What is asked: For the copy, please give all of the data again exactly and leave the pictures out.
########################################
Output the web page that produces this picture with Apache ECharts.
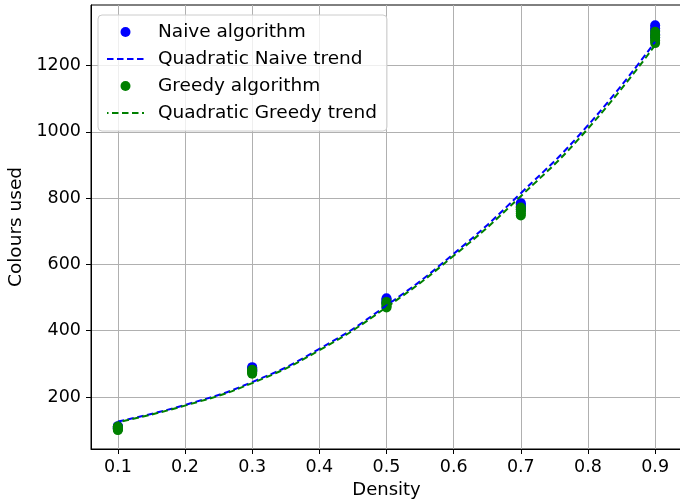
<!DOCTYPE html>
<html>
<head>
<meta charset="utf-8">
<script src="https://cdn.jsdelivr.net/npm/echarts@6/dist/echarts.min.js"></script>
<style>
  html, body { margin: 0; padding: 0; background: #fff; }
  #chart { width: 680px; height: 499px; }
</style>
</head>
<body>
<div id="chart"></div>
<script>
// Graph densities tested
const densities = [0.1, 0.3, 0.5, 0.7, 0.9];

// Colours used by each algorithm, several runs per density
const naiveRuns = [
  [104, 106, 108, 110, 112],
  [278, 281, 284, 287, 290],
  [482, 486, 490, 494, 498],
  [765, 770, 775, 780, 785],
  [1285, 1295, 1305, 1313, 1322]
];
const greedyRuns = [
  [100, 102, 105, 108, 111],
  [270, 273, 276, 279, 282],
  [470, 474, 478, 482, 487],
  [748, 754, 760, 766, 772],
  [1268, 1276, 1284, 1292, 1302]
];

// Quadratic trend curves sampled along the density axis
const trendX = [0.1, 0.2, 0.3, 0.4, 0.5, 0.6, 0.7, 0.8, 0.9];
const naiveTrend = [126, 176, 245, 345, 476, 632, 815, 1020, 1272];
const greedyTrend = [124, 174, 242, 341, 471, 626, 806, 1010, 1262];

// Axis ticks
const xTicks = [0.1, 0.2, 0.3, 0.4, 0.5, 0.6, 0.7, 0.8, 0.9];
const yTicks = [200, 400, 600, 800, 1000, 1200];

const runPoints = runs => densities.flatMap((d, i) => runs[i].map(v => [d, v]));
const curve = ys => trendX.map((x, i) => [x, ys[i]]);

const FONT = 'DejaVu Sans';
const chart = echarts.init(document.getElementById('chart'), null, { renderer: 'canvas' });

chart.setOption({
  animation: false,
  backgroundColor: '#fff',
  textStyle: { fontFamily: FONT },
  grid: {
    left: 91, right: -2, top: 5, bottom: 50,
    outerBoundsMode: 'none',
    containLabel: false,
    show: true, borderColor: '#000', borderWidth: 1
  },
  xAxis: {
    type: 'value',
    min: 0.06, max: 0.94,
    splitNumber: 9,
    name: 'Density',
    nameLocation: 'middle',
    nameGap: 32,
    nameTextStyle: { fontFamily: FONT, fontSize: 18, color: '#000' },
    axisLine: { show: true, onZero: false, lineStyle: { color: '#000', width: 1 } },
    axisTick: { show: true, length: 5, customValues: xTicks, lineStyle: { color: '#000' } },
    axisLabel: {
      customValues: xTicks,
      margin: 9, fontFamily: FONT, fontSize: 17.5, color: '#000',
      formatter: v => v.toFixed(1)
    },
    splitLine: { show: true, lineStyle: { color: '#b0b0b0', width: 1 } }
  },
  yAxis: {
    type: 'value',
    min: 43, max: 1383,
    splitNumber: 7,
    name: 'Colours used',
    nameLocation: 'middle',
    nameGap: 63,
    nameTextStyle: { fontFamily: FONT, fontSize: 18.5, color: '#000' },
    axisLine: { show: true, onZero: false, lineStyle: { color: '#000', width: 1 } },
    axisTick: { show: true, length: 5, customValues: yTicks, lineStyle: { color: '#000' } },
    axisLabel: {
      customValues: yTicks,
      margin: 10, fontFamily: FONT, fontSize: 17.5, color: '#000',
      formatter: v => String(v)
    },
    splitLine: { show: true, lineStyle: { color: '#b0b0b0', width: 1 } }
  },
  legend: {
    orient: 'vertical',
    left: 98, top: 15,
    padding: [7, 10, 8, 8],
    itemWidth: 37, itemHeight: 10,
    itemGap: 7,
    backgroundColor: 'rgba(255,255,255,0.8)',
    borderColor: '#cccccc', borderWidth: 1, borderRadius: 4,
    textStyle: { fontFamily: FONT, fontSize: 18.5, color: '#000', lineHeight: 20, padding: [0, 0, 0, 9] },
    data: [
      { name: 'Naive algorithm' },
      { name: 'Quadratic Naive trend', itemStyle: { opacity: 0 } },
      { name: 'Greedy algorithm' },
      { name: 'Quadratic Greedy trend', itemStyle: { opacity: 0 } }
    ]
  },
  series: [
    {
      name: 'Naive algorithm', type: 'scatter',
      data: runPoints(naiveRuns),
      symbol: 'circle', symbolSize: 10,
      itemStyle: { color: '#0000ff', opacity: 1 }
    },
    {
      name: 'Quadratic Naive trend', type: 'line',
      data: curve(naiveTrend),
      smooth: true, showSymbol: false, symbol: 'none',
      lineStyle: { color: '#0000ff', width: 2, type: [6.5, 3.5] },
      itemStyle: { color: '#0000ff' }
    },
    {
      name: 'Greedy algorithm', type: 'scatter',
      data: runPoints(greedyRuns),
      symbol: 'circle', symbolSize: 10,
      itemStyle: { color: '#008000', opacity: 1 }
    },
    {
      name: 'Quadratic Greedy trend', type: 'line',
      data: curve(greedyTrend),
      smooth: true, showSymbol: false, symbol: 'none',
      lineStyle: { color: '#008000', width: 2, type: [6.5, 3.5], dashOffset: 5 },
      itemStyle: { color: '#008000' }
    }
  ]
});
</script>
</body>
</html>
########################################
Problem solution:
Output the web page that produces this picture with Apache ECharts.
<!DOCTYPE html>
<html>
<head>
<meta charset="utf-8">
<script src="https://cdn.jsdelivr.net/npm/echarts@6/dist/echarts.min.js"></script>
<style>
  html, body { margin: 0; padding: 0; background: #fff; }
  #chart { width: 680px; height: 499px; }
</style>
</head>
<body>
<div id="chart"></div>
<script>
// Graph densities tested
const densities = [0.1, 0.3, 0.5, 0.7, 0.9];

// Colours used by each algorithm, several runs per density
const naiveRuns = [
  [104, 106, 108, 110, 112],
  [278, 281, 284, 287, 290],
  [482, 486, 490, 494, 498],
  [765, 770, 775, 780, 785],
  [1285, 1295, 1305, 1313, 1322]
];
const greedyRuns = [
  [100, 102, 105, 108, 111],
  [270, 273, 276, 279, 282],
  [470, 474, 478, 482, 487],
  [748, 754, 760, 766, 772],
  [1268, 1276, 1284, 1292, 1302]
];

// Quadratic trend curves sampled along the density axis
const trendX = [0.1, 0.2, 0.3, 0.4, 0.5, 0.6, 0.7, 0.8, 0.9];
const naiveTrend = [126, 176, 245, 345, 476, 632, 815, 1020, 1272];
const greedyTrend = [124, 174, 242, 341, 471, 626, 806, 1010, 1262];

// Axis ticks
const xTicks = [0.1, 0.2, 0.3, 0.4, 0.5, 0.6, 0.7, 0.8, 0.9];
const yTicks = [200, 400, 600, 800, 1000, 1200];

const runPoints = runs => densities.flatMap((d, i) => runs[i].map(v => [d, v]));
const curve = ys => trendX.map((x, i) => [x, ys[i]]);

const FONT = 'DejaVu Sans';
const chart = echarts.init(document.getElementById('chart'), null, { renderer: 'canvas' });

chart.setOption({
  animation: false,
  backgroundColor: '#fff',
  textStyle: { fontFamily: FONT },
  grid: {
    left: 91, right: -2, top: 5, bottom: 50,
    outerBoundsMode: 'none',
    containLabel: false,
    show: true, borderColor: '#000', borderWidth: 1
  },
  xAxis: {
    type: 'value',
    min: 0.06, max: 0.94,
    splitNumber: 9,
    name: 'Density',
    nameLocation: 'middle',
    nameGap: 32,
    nameTextStyle: { fontFamily: FONT, fontSize: 18, color: '#000' },
    axisLine: { show: true, onZero: false, lineStyle: { color: '#000', width: 1 } },
    axisTick: { show: true, length: 5, customValues: xTicks, lineStyle: { color: '#000' } },
    axisLabel: {
      customValues: xTicks,
      margin: 9, fontFamily: FONT, fontSize: 17.5, color: '#000',
      formatter: v => v.toFixed(1)
    },
    splitLine: { show: true, lineStyle: { color: '#b0b0b0', width: 1 } }
  },
  yAxis: {
    type: 'value',
    min: 43, max: 1383,
    splitNumber: 7,
    name: 'Colours used',
    nameLocation: 'middle',
    nameGap: 63,
    nameTextStyle: { fontFamily: FONT, fontSize: 18.5, color: '#000' },
    axisLine: { show: true, onZero: false, lineStyle: { color: '#000', width: 1 } },
    axisTick: { show: true, length: 5, customValues: yTicks, lineStyle: { color: '#000' } },
    axisLabel: {
      customValues: yTicks,
      margin: 10, fontFamily: FONT, fontSize: 17.5, color: '#000',
      formatter: v => String(v)
    },
    splitLine: { show: true, lineStyle: { color: '#b0b0b0', width: 1 } }
  },
  legend: {
    orient: 'vertical',
    left: 98, top: 15,
    padding: [7, 10, 8, 8],
    itemWidth: 37, itemHeight: 10,
    itemGap: 7,
    backgroundColor: 'rgba(255,255,255,0.8)',
    borderColor: '#cccccc', borderWidth: 1, borderRadius: 4,
    textStyle: { fontFamily: FONT, fontSize: 18.5, color: '#000', lineHeight: 20, padding: [0, 0, 0, 9] },
    data: [
      { name: 'Naive algorithm' },
      { name: 'Quadratic Naive trend', itemStyle: { opacity: 0 } },
      { name: 'Greedy algorithm' },
      { name: 'Quadratic Greedy trend', itemStyle: { opacity: 0 } }
    ]
  },
  series: [
    {
      name: 'Naive algorithm', type: 'scatter',
      data: runPoints(naiveRuns),
      symbol: 'circle', symbolSize: 10,
      itemStyle: { color: '#0000ff', opacity: 1 }
    },
    {
      name: 'Quadratic Naive trend', type: 'line',
      data: curve(naiveTrend),
      smooth: true, showSymbol: false, symbol: 'none',
      lineStyle: { color: '#0000ff', width: 2, type: [6.5, 3.5] },
      itemStyle: { color: '#0000ff' }
    },
    {
      name: 'Greedy algorithm', type: 'scatter',
      data: runPoints(greedyRuns),
      symbol: 'circle', symbolSize: 10,
      itemStyle: { color: '#008000', opacity: 1 }
    },
    {
      name: 'Quadratic Greedy trend', type: 'line',
      data: curve(greedyTrend),
      smooth: true, showSymbol: false, symbol: 'none',
      lineStyle: { color: '#008000', width: 2, type: [6.5, 3.5], dashOffset: 5 },
      itemStyle: { color: '#008000' }
    }
  ]
});
</script>
</body>
</html>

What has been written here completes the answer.